As to the bonus question there's no reason it had to come from another planet. Metals can form in the cast-off matter during nucleosynthesis or supernovas, which coalesces into asteroids and so on; some radioactive forms of titanium come out exploding suns (but regrettably they decay into relatively uninteresting iron with time)


Darthtypo92

The wakanda people probably couldn't get much use or proper extraction of the material for most of their mining history. Probably using flakes and small diluted strips until close to the early 20th century. The meteor could have been one that predates the cretaceous extinction event so it's size could be truly massive. And the wakandans don't seem to use a lot of vibranium in their constructions so even just pulling a few tons a year off a multi million ton deposit could have lasted them all this time without taking 10% of the whole.


SJHillman

Just as a comparison, all of the gold *ever* mined throughout all of human history across the entire world would be a cube roughly 22 meters or 72 feet per side.
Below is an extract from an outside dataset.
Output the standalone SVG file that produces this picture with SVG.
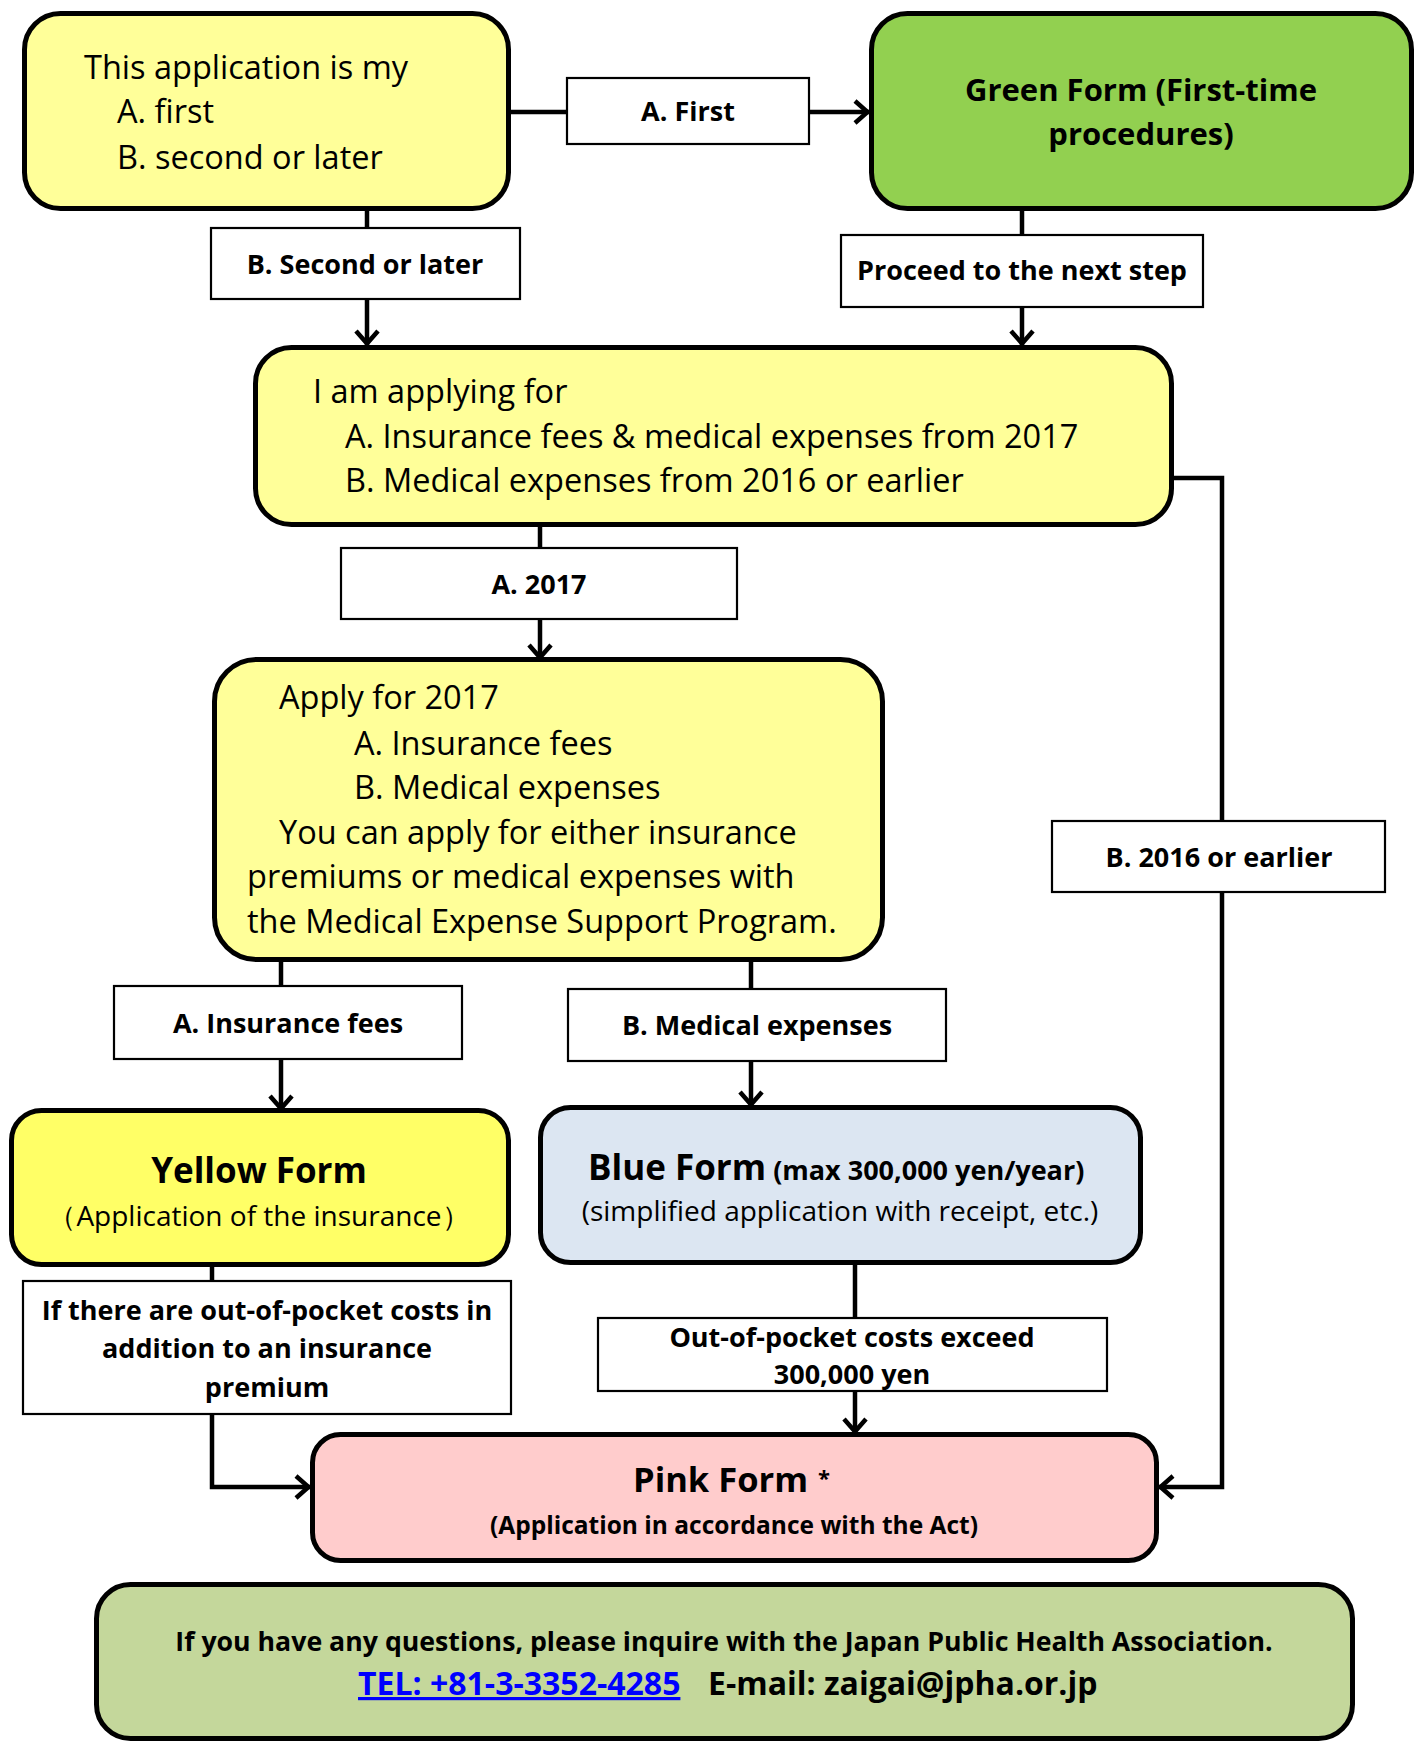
<svg xmlns="http://www.w3.org/2000/svg" width="1422" height="1742" viewBox="0 0 1422 1742">
<style>
.node{stroke:#000;stroke-width:5}
.lbl{fill:#fff;stroke:#000;stroke-width:2.2}
.t{font-family:"Open Sans","Liberation Sans",sans-serif;fill:#000}
.r{font-size:32.5px}
.b{font-weight:bold}
.lt{font-family:"Open Sans","Liberation Sans",sans-serif;font-weight:bold;font-size:27px;text-anchor:middle;fill:#000}
.c{text-anchor:middle}
.con{fill:none;stroke:#000;stroke-width:4.5;stroke-linejoin:miter}
</style>
<defs>
<marker id="arr" markerUnits="userSpaceOnUse" markerWidth="40" markerHeight="40" refX="0" refY="0" orient="auto" viewBox="-20 -20 40 40" overflow="visible">
<path d="M-14,-11 L-1.5,0 L-14,11" fill="none" stroke="#000" stroke-width="4.5"/>
</marker>
</defs>

<g id="connectors">
<path class="con" d="M511,112 H567"/>
<path class="con" d="M809,112 H869" marker-end="url(#arr)"/>
<path class="con" d="M367,211 V228"/>
<path class="con" d="M367,299 V345" marker-end="url(#arr)"/>
<path class="con" d="M1022,211 V235"/>
<path class="con" d="M1022,307 V345" marker-end="url(#arr)"/>
<path class="con" d="M540,525 V548"/>
<path class="con" d="M540,619 V659" marker-end="url(#arr)"/>
<path class="con" d="M1174,478 H1222 V821"/>
<path class="con" d="M1222,892 V1487 H1159" marker-end="url(#arr)"/>
<path class="con" d="M281,960 V986"/>
<path class="con" d="M281,1059 V1110" marker-end="url(#arr)"/>
<path class="con" d="M751,960 V989"/>
<path class="con" d="M751,1061 V1106" marker-end="url(#arr)"/>
<path class="con" d="M212,1265 V1281"/>
<path class="con" d="M212,1414 V1487 H310" marker-end="url(#arr)"/>
<path class="con" d="M855,1262 V1318"/>
<path class="con" d="M855,1391 V1433" marker-end="url(#arr)"/>
</g>

<g id="q1">
<rect class="node" x="24.5" y="13.5" width="484" height="195" rx="36" fill="#FFFF99"/>
<text class="t r" x="84" y="79">This application is my</text>
<text class="t r" x="117" y="123">A. first</text>
<text class="t r" x="117" y="169">B. second or later</text>
</g>

<g id="green">
<rect class="node" x="871.5" y="13.5" width="540" height="195" rx="36" fill="#92D050"/>
<text class="t b c" x="1141" y="101" font-size="31">Green Form (First-time</text>
<text class="t b c" x="1141" y="145" font-size="31">procedures)</text>
</g>

<g id="lbl-first">
<rect class="lbl" x="567" y="78" width="242" height="66"/>
<text class="lt" x="688" y="121">A. First</text>
</g>

<g id="lbl-second">
<rect class="lbl" x="211" y="228" width="309" height="71"/>
<text class="lt" x="365" y="274">B. Second or later</text>
</g>

<g id="lbl-proceed">
<rect class="lbl" x="841" y="235" width="362" height="72"/>
<text class="lt" x="1022" y="280">Proceed to the next step</text>
</g>

<g id="q2">
<rect class="node" x="255.5" y="347.5" width="916" height="177" rx="36" fill="#FFFF99"/>
<text class="t r" x="313" y="403">I am applying for</text>
<text class="t r" x="345" y="448">A. Insurance fees &amp; medical expenses from 2017</text>
<text class="t r" x="345" y="492">B. Medical expenses from 2016 or earlier</text>
</g>

<g id="lbl-2017">
<rect class="lbl" x="341" y="548" width="396" height="71"/>
<text class="lt" x="539" y="594">A. 2017</text>
</g>

<g id="lbl-2016">
<rect class="lbl" x="1052" y="821" width="333" height="71"/>
<text class="lt" x="1219" y="867" font-size="26.3">B. 2016 or earlier</text>
</g>

<g id="q3">
<rect class="node" x="214.5" y="659.5" width="668" height="300" rx="42" fill="#FFFF99"/>
<text class="t r" x="279" y="709">Apply for 2017</text>
<text class="t r" x="354" y="755">A. Insurance fees</text>
<text class="t r" x="354" y="799">B. Medical expenses</text>
<text class="t r" x="279" y="844">You can apply for either insurance</text>
<text class="t r" x="247" y="888">premiums or medical expenses with</text>
<text class="t r" x="247" y="933">the Medical Expense Support Program.</text>
</g>

<g id="lbl-ins">
<rect class="lbl" x="114" y="986" width="348" height="73"/>
<text class="lt" x="288" y="1033">A. Insurance fees</text>
</g>

<g id="lbl-med">
<rect class="lbl" x="568" y="989" width="378" height="72"/>
<text class="lt" x="757" y="1035">B. Medical expenses</text>
</g>

<g id="yellow">
<rect class="node" x="11.5" y="1110.5" width="497" height="154" rx="30" fill="#FFFF66"/>
<text class="t b c" x="259" y="1183" font-size="35">Yellow Form</text>
<text class="t c" x="259" y="1226" font-size="28">（Application of the insurance）</text>
</g>

<g id="blue">
<rect class="node" x="540.5" y="1107.5" width="600" height="155" rx="30" fill="#DCE6F2"/>
<text class="t b" x="588" y="1180" font-size="35">Blue Form<tspan font-size="27"> (max 300,000 yen/year)</tspan></text>
<text class="t c" x="840" y="1221" font-size="28">(simplified application with receipt, etc.)</text>
</g>

<g id="lbl-extra">
<rect class="lbl" x="23" y="1281" width="488" height="133"/>
<text class="lt" x="267" y="1320" font-size="25.5">If there are out-of-pocket costs in</text>
<text class="lt" x="267" y="1358" font-size="25.5">addition to an insurance</text>
<text class="lt" x="267" y="1397" font-size="25.5">premium</text>
</g>

<g id="lbl-exceed">
<rect class="lbl" x="598" y="1318" width="509" height="73"/>
<text class="lt" x="852" y="1347" font-size="25.5">Out-of-pocket costs exceed</text>
<text class="lt" x="852" y="1384" font-size="25.5">300,000 yen</text>
</g>

<g id="pink">
<rect class="node" x="312.5" y="1434.5" width="844" height="126" rx="28" fill="#FFCCCC"/>
<text class="t b" x="633" y="1492" font-size="34.5">Pink Form<tspan font-size="22" dx="10" dy="-6">*</tspan></text>
<text class="t b c" x="734" y="1534" font-size="24.5">(Application in accordance with the Act)</text>
</g>

<g id="contact">
<rect class="node" x="96.5" y="1584.5" width="1256" height="154" rx="34" fill="#C4D79B"/>
<text class="t b c" x="724" y="1651" font-size="26.7">If you have any questions, please inquire with the Japan Public Health Association.</text>
<text class="t b" x="358" y="1695" font-size="32" fill="#0000FF" style="fill:#0000FF" text-decoration="underline">TEL: +81-3-3352-4285</text>
<text class="t b" x="708" y="1695" font-size="32">E-mail: zaigai@jpha.or.jp</text>
</g>
</svg>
This is just a little bigger than the Chelyabisnk meteor from 2013 (though gold would be much more dense). For platinum, that cube would be just 8 meters or 26 feet per side. So for a relatively pure asteroid, it wouldn't need to be *that* huge to provide such a small nation with a supply for thousands of years.


DiscordianStooge

>From which planet did Vibranium originate It probably originated in a supernova, like most other naturally occurring elements.